Table 2 shows the accuracy and the computational cost of the Skim-RNN model compared with other standard models. It is evident that the Skim-RNN model produces a speed-up on the computational complexity of the task while maintaining a high degree of accuracy. Figure 2 meanwhile demonstrates the effect of varying the size of the small hidden state as well as the parameter $\gamma$ on the accuracy and computational cost.

Table 3 shows an example of a classification task over a IMDb dataset, where Skim-RNN with $d = 200$, $d_0 = 10$, and $\gamma = 0.01$ correctly classifies it with high skimming rate (92%). The goal was to classify the review as either positive or negative. The black words are skimmed, and blue words are fully read. The skimmed words are clearly irrelevant and the model learns to only carefully read the important words, such as ‘liked’, ‘dreadful’, and ‘tiresome’.

## Results

The results clearly indicate that the Skim-RNN model provides features that are suitable for general reading tasks, which include classification and question answering. While the tables indicate that minor losses in accuracy occasionally did result when parameters were set at specific values, they were not minor and were acceptable given the improvement in runtime.

## Conclusion

A Skim-RNN can offer better latency results on a CPU compared to a standard RNN on a GPU, as demonstrated through the results of this study. Future work (as stated by the authors) involves using Skim-RNN for applications that require much higher hidden state size, such as video understanding, and using multiple small RNN cells for varying degrees of skimming.

## References

[1] Patricia Anderson Carpenter Marcel Adam Just. The Psychology of Reading and Language Comprehension. 1987.

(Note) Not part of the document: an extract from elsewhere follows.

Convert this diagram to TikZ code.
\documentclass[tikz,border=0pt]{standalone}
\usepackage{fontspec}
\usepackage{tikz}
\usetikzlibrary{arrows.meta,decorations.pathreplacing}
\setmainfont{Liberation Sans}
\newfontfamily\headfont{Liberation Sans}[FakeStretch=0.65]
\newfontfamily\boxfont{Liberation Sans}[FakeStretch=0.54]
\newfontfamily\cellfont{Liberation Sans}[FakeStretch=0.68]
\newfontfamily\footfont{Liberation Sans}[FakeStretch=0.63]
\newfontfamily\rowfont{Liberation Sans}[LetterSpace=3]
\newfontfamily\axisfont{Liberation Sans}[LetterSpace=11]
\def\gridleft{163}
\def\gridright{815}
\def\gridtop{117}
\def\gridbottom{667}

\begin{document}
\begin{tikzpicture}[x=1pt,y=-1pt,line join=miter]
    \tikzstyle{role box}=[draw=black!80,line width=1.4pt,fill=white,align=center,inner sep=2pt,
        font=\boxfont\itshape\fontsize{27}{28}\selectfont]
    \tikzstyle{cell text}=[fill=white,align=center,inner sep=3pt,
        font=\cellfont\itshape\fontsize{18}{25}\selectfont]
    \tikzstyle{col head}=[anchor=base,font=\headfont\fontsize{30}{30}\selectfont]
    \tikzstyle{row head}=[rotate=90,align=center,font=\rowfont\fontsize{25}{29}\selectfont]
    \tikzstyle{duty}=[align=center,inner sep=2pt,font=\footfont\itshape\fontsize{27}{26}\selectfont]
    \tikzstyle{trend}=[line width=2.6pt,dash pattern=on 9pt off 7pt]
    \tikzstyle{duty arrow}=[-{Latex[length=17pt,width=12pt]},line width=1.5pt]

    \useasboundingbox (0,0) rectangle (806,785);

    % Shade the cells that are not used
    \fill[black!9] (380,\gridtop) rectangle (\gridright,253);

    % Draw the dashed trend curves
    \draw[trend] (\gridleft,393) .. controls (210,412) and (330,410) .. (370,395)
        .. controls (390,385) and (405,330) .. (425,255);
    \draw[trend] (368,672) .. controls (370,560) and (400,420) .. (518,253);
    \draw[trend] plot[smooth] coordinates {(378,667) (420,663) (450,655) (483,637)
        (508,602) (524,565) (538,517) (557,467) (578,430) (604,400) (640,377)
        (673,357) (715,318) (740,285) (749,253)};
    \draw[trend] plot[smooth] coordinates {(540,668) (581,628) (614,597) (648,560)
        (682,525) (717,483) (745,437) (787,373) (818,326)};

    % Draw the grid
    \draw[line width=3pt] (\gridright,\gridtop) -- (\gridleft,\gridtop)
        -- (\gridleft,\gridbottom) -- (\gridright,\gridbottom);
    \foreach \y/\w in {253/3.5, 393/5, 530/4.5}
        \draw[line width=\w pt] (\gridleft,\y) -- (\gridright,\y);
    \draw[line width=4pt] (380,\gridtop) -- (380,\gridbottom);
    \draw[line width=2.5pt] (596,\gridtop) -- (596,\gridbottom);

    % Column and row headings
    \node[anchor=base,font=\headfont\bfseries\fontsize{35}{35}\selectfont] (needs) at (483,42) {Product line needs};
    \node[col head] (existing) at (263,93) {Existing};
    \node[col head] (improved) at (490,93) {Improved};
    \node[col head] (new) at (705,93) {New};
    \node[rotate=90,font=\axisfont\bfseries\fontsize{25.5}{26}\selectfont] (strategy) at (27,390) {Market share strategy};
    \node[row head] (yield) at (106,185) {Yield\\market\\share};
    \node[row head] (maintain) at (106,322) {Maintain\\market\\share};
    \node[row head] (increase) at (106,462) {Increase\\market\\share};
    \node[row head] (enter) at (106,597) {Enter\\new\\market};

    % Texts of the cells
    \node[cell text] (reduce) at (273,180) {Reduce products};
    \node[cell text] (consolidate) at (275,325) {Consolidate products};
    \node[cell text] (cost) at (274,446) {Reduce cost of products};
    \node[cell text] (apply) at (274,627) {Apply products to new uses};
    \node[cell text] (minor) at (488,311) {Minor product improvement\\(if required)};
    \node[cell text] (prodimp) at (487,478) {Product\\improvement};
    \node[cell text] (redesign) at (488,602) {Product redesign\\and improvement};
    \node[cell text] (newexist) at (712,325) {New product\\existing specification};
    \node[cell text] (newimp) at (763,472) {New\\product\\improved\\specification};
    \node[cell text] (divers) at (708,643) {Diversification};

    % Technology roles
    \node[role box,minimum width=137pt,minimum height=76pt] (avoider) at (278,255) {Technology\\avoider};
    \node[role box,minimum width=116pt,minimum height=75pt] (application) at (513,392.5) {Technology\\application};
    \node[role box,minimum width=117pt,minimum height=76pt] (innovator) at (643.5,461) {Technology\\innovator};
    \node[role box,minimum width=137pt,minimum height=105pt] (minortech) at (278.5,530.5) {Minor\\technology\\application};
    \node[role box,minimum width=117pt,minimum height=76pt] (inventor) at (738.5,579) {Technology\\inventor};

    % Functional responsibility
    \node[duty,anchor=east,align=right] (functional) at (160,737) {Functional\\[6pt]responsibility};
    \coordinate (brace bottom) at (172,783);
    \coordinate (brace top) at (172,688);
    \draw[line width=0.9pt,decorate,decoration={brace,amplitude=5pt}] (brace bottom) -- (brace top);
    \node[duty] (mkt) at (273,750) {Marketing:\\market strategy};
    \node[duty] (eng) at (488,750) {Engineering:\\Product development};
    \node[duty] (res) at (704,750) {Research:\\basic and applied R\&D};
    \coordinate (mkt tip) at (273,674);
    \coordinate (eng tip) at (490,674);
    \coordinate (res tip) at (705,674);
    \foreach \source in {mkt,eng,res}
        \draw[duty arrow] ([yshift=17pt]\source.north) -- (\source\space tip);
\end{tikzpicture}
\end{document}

[2] Eric Jang, Shixiang Gu, and Ben Poole. Categorical reparameterization with gumbel-softmax. In ICLR, 2017.

[3] Ronald J Williams. Simple statistical gradient-following algorithms for connectionist reinforcement learning. Machine learning, 8(3-4):229–256, 1992.

[4] Jeffrey Pennington, Richard Socher, and Christopher D Manning. Glove: Global vectors for word representation. In EMNLP, 2014.

[5] Diederik Kingma and Jimmy Ba. Adam: A method for stochastic optimization. In ICLR, 2015.